Le Dr Annelies Raes (IMEC-groupe de recherche ITEC à la KU Leuven, campus KULAK à Courtrai) étudie la façon dont les technologies peuvent aider étudiants et professeurs. “En 2030, l'enseignant sera plutôt une source d'inspiration et un coach grâce aux nouvelles technologies d'apprentissage.”
“les ordinateurs ne remplaceront pas le cerveau humain.”
Pourrons-nous bientôt remplacer le corps enseignant par une armée de robots? “Certainement pas”, répond Annelies Raes. “En revanche, les nouvelles technologies modifieront fondamentalement l'aspect des salles de classe et les méthodes d'enseignement. D'ici à 2030, l'obligation pour les étudiants d'être présents physiquement à tous les cours fera définitivement partie du passé. Malgré tout, les contacts humains demeureront importants. La technologie devra veiller à garantir cet aspect essentiel de la relation enseignant-élève.”
Certaines classes “hybrides” permettent d'ores et déjà aux étudiants de suivre les cours à distance via des caméras. Pratique pour les élèves absents pour maladie ou qui combinent leurs études avec un travail… Ces élèves sont-ils aussi attentifs, cependant? “Dans une classe, le professeur peut facilement vérifier si son public est concentré. Ce n'est pas possible via un écran. C'est pourquoi nous examinons la manière dont les technologies pourraient nous aider à identifier un manque d'attention des élèves.”
apprendre une langue avec un chatbot
Il faut s'attendre à ce que l'EdTech (Educational Technology) passe bientôt à la vitesse supérieure, avec des chatbots dédiés par exemple à l'apprentissage du néerlandais ou de l'anglais, et avec une réalité virtuelle où les élèves apprendront à se déplacer dans le trafic en toute sécurité, ou qui projettera le dessin d'une veine sur le bras d'étudiants infirmiers afin de leur enseigner à faire une piqûre. Grâce à des simulations, les étudiants en médecine opéreront un mannequin truffé de technologie – réplique parfaite d'un humain – tandis que les professeurs “déclencheront” des complications à partir d'une salle de contrôle.
“Je ne préconise pas de supprimer l'expérience sur le terrain, mais les simulations offrent aux étudiants de vivre des expériences authentiques dans le cadre de l'école.”
Les technologies peuvent d'ailleurs aider dès l'école maternelle. “Nous expérimentons des jeux adaptatifs pour le calcul et l'initiation aux langues, sur mesure pour chaque bambin”, illustre le Dr Raes. “Et avec la technologie Bluetooth qui enregistre le comportement des tout-petits. Cette observation intelligente doit réduire la charge administrative des instituteurs et institutrices de maternelle.”

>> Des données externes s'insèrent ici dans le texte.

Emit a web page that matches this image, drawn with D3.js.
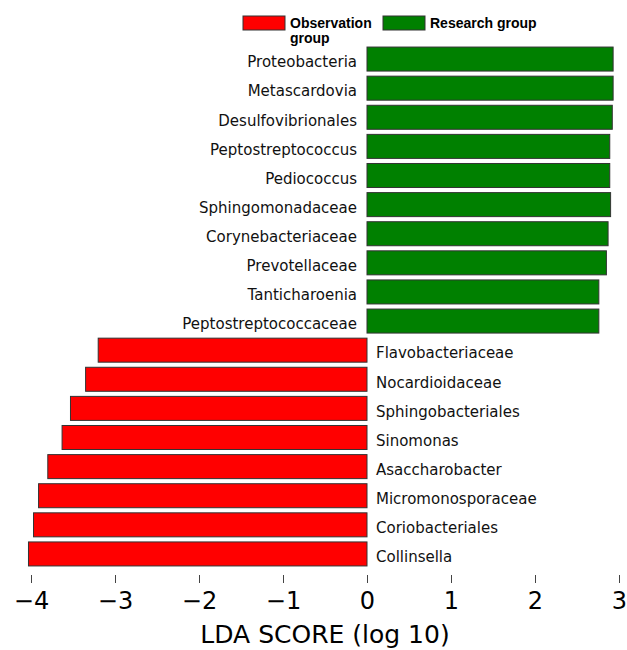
<!DOCTYPE html>
<html>
<head>
<meta charset="utf-8">
<script src="https://cdn.jsdelivr.net/npm/d3@7"></script>
<style>
  html, body { margin: 0; padding: 0; background: #fff; }
  svg { display: block; }
</style>
</head>
<body>
<script>
// LDA effect sizes per taxon: positive = Research group, negative = Observation group
const taxa = [
  "Proteobacteria", "Metascardovia", "Desulfovibrionales", "Peptostreptococcus",
  "Pediococcus", "Sphingomonadaceae", "Corynebacteriaceae", "Prevotellaceae",
  "Tanticharoenia", "Peptostreptococcaceae",
  "Flavobacteriaceae", "Nocardioidaceae", "Sphingobacteriales", "Sinomonas",
  "Asaccharobacter", "Micromonosporaceae", "Coriobacteriales", "Collinsella"
];
const ldaScores = [
  2.93, 2.93, 2.92, 2.89, 2.89, 2.90, 2.87, 2.85, 2.76, 2.76,
  -3.20, -3.35, -3.53, -3.63, -3.80, -3.91, -3.97, -4.03
];
const groups = ["Observation group", "Research group"];
const groupColors = ["#ff0000", "#008000"];
const xTicks = [-4, -3, -2, -1, 0, 1, 2, 3];
const xTitle = "LDA SCORE (log 10)";

const W = 627, H = 650;
const svg = d3.select("body").append("svg").attr("width", W).attr("height", H);

const x = d3.scaleLinear().domain([-4, 3]).range([31, 619]);
const y = d3.scaleBand().domain(taxa).range([44.5, 568.5])
  .paddingInner(0.175).paddingOuter(0.0875);

const rows = taxa.map((t, i) => ({ name: t, v: ldaScores[i] }));

// bars
svg.append("g").selectAll("rect").data(rows).join("rect")
  .attr("x", d => x(Math.min(0, d.v)))
  .attr("y", d => y(d.name))
  .attr("width", d => Math.abs(x(d.v) - x(0)))
  .attr("height", y.bandwidth())
  .attr("fill", d => d.v < 0 ? groupColors[0] : groupColors[1])
  .attr("stroke", "#333")
  .attr("stroke-width", 1);

// taxon labels on the opposite side of zero
svg.append("g").selectAll("text").data(rows).join("text")
  .attr("x", d => d.v < 0 ? x(0) + 9 : x(0) - 10)
  .attr("y", d => y(d.name) + y.bandwidth() / 2)
  .attr("dy", "0.55em")
  .attr("text-anchor", d => d.v < 0 ? "start" : "end")
  .attr("font-family", "DejaVu Sans")
  .attr("font-size", 15)
  .attr("fill", "#111")
  .text(d => d.name);

// x axis: ticks and labels only
const axis = svg.append("g")
  .attr("transform", "translate(0,575)")
  .call(d3.axisBottom(x).tickValues(xTicks).tickSize(8).tickPadding(9)
    .tickFormat(d => d < 0 ? "\u2212" + Math.abs(d) : String(d)));
axis.select(".domain").remove();
axis.selectAll(".tick line").attr("stroke", "#444").attr("stroke-width", 1);
axis.selectAll(".tick text")
  .attr("font-family", "DejaVu Sans")
  .attr("font-size", 24)
  .attr("fill", "#000");

svg.append("text")
  .attr("x", 325)
  .attr("y", 643)
  .attr("text-anchor", "middle")
  .attr("font-family", "DejaVu Sans")
  .attr("font-size", 25)
  .attr("fill", "#000")
  .text(xTitle);

// legend
const legend = svg.append("g").attr("font-family", "Liberation Sans, Arial, sans-serif")
  .attr("font-size", 14).attr("font-weight", "bold").attr("fill", "#000");
const legendX = [243, 383];
groups.forEach((g, i) => {
  legend.append("rect")
    .attr("x", legendX[i]).attr("y", 16)
    .attr("width", 42).attr("height", 14)
    .attr("fill", groupColors[i]).attr("stroke", "#333").attr("stroke-width", 1);
  const t = legend.append("text").attr("x", legendX[i] + 47).attr("y", 28);
  if (i === 0) {
    const parts = g.split(" ");
    t.append("tspan").attr("x", legendX[i] + 47).text(parts[0]);
    t.append("tspan").attr("x", legendX[i] + 47).attr("dy", 15).text(parts[1]);
  } else {
    t.text(g);
  }
});
</script>
</body>
</html>
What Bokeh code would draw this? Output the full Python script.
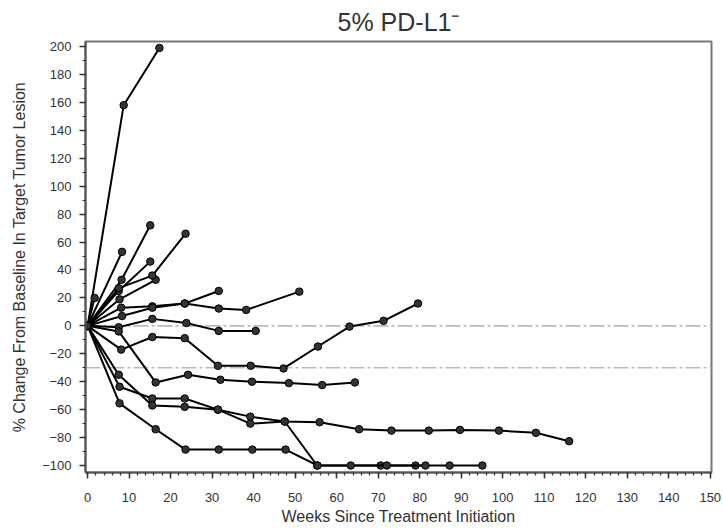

compétences du XXIe siècle
Les enseignants du futur seront capables d'utiliser aisément les data. Les capteurs physiologiques qui mesurent le pouls et la transpiration peuvent fournir des indications sur la concentration des élèves. Et si un enseignant utilise une vidéo ou des exercices en ligne comme préparation aux cours (flipped classroom), les données enregistrées serviront à évaluer le niveau de connaissance préalable des élèves et révéleront d'éventuelles difficultés. En mesurant l'activité cérébrale, il sera enfin possible d'identifier les zones du cerveau qui s'activent.
“les chatbots peuvent aider les étudiants à apprendre à parler français.”
L'enseignant sera plutôt une source d'inspiration et un coach. “La technologie aidera les enseignants, certes, mais leur mission restera primordiale. Bien que les ordinateurs disposent d'énormes compétences, ils ne remplaceront jamais la flexibilité d'un cerveau humain.”
“De plus en plus de tâches étant vouées à être automatisées, les enseignants devront préparer les travailleurs de demain à remplir des missions non routinières, qui exigent de développer un esprit critique ainsi que la capacité à raisonner et à résoudre des problèmes en équipe. Les enseignants joueront un rôle important dans cet apprentissage. Ils contribueront à construire les compétences du XXIe siècle.”